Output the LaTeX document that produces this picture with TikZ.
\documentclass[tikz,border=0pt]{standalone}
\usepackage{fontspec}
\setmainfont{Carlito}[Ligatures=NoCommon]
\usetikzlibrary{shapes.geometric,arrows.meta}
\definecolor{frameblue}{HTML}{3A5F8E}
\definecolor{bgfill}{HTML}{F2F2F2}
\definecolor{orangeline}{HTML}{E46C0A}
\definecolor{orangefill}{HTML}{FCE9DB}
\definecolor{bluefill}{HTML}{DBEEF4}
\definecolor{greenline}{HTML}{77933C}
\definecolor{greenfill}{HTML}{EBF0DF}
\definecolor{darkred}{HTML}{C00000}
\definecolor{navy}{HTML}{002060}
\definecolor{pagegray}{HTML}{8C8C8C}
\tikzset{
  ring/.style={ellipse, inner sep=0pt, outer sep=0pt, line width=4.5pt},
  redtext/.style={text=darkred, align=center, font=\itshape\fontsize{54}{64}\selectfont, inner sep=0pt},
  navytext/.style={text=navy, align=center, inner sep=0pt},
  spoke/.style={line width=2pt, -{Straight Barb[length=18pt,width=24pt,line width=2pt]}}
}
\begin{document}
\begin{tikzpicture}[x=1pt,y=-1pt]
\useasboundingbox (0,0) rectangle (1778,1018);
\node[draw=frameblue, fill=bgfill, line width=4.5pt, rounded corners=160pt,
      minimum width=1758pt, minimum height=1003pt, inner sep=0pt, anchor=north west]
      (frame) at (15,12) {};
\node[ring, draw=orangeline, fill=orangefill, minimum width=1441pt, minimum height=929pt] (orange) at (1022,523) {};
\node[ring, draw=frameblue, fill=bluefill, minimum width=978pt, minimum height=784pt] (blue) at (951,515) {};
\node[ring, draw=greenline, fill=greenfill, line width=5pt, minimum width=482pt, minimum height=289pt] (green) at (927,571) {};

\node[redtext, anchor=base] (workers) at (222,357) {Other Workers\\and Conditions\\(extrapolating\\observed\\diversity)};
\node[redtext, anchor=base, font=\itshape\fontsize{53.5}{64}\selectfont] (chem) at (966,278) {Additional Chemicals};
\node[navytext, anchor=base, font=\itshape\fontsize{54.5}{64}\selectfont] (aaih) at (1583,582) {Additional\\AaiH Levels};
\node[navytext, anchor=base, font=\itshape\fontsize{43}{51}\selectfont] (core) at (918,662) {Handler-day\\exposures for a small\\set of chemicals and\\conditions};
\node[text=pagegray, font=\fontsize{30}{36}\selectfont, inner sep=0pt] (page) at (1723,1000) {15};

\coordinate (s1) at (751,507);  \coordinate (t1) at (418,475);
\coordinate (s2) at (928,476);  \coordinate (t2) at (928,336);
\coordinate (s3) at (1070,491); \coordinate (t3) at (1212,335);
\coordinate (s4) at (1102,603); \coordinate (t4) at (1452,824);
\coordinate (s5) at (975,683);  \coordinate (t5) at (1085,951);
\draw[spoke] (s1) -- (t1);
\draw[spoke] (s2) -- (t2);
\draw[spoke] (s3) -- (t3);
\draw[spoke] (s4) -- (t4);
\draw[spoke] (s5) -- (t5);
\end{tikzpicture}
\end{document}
•••
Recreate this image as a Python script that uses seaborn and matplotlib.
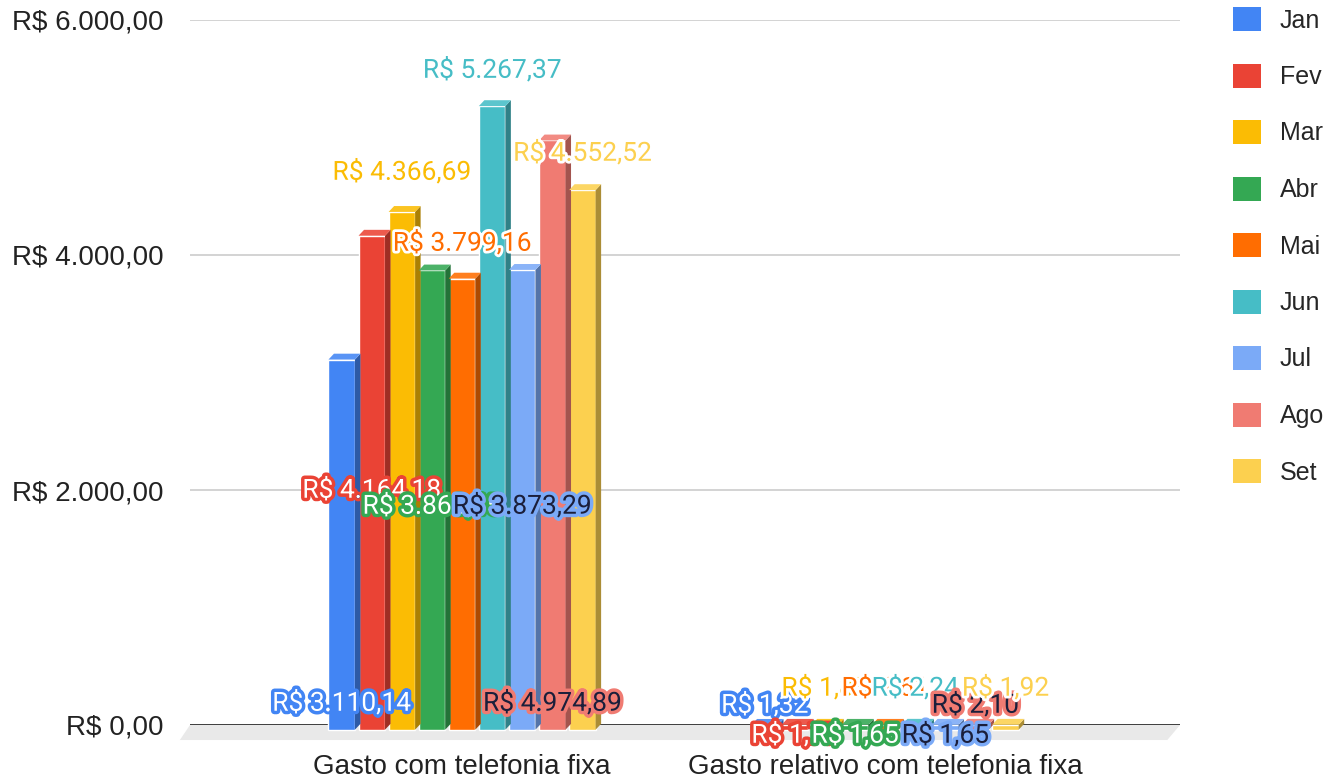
•••
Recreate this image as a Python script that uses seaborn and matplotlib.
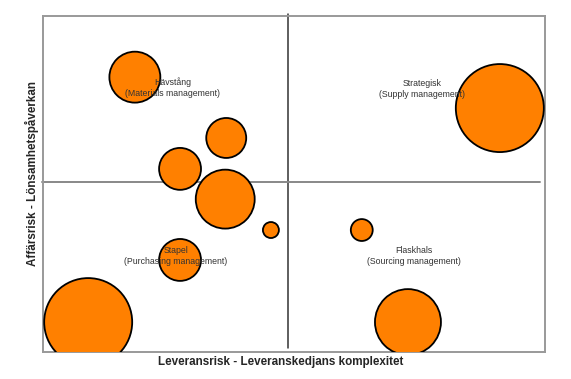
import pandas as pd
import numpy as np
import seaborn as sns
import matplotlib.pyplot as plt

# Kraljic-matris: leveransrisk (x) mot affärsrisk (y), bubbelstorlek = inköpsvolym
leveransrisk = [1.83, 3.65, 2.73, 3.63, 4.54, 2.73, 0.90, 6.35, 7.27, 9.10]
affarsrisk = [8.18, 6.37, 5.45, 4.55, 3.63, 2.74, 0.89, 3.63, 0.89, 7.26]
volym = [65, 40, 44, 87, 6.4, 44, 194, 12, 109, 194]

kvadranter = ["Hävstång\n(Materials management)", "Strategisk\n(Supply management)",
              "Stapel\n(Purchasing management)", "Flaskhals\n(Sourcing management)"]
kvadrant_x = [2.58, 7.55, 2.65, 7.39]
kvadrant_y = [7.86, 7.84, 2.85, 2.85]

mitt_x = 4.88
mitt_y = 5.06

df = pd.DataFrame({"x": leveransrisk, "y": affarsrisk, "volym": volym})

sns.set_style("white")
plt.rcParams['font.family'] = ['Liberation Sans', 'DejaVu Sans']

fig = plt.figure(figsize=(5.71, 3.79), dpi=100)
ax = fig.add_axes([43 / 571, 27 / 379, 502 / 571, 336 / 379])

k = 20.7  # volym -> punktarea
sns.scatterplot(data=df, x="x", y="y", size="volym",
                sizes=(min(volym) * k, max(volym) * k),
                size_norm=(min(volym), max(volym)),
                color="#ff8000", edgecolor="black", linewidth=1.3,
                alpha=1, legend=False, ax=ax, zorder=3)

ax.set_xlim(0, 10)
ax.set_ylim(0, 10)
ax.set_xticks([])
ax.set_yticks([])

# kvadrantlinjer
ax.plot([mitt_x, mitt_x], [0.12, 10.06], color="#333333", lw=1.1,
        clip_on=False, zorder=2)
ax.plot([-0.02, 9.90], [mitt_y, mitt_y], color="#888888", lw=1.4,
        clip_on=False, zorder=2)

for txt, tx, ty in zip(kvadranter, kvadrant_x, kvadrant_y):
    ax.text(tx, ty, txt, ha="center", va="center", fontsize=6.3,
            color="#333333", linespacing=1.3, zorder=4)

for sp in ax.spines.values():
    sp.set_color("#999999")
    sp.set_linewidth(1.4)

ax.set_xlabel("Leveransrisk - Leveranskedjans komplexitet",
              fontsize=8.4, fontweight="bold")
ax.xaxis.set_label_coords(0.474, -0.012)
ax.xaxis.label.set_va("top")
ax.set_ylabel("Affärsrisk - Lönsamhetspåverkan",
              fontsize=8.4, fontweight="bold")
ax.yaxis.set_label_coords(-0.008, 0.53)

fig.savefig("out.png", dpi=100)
•••
WHAT IS NEEDED: Quote exactly the lines running from the line with "Output the LaTeX" through the line with "draw=greenline, fill=greenfill, line", both ends included, and nothing more.

SOLUTION:
Output the LaTeX document that produces this picture with TikZ.
\documentclass[tikz,border=0pt]{standalone}
\usepackage{fontspec}
\setmainfont{Carlito}[Ligatures=NoCommon]
\usetikzlibrary{shapes.geometric,arrows.meta}
\definecolor{frameblue}{HTML}{3A5F8E}
\definecolor{bgfill}{HTML}{F2F2F2}
\definecolor{orangeline}{HTML}{E46C0A}
\definecolor{orangefill}{HTML}{FCE9DB}
\definecolor{bluefill}{HTML}{DBEEF4}
\definecolor{greenline}{HTML}{77933C}
\definecolor{greenfill}{HTML}{EBF0DF}
\definecolor{darkred}{HTML}{C00000}
\definecolor{navy}{HTML}{002060}
\definecolor{pagegray}{HTML}{8C8C8C}
\tikzset{
  ring/.style={ellipse, inner sep=0pt, outer sep=0pt, line width=4.5pt},
  redtext/.style={text=darkred, align=center, font=\itshape\fontsize{54}{64}\selectfont, inner sep=0pt},
  navytext/.style={text=navy, align=center, inner sep=0pt},
  spoke/.style={line width=2pt, -{Straight Barb[length=18pt,width=24pt,line width=2pt]}}
}
\begin{document}
\begin{tikzpicture}[x=1pt,y=-1pt]
\useasboundingbox (0,0) rectangle (1778,1018);
\node[draw=frameblue, fill=bgfill, line width=4.5pt, rounded corners=160pt,
      minimum width=1758pt, minimum height=1003pt, inner sep=0pt, anchor=north west]
      (frame) at (15,12) {};
\node[ring, draw=orangeline, fill=orangefill, minimum width=1441pt, minimum height=929pt] (orange) at (1022,523) {};
\node[ring, draw=frameblue, fill=bluefill, minimum width=978pt, minimum height=784pt] (blue) at (951,515) {};
\node[ring, draw=greenline, fill=greenfill, line width=5pt, minimum width=482pt, minimum height=289pt] (green) at (927,571) {};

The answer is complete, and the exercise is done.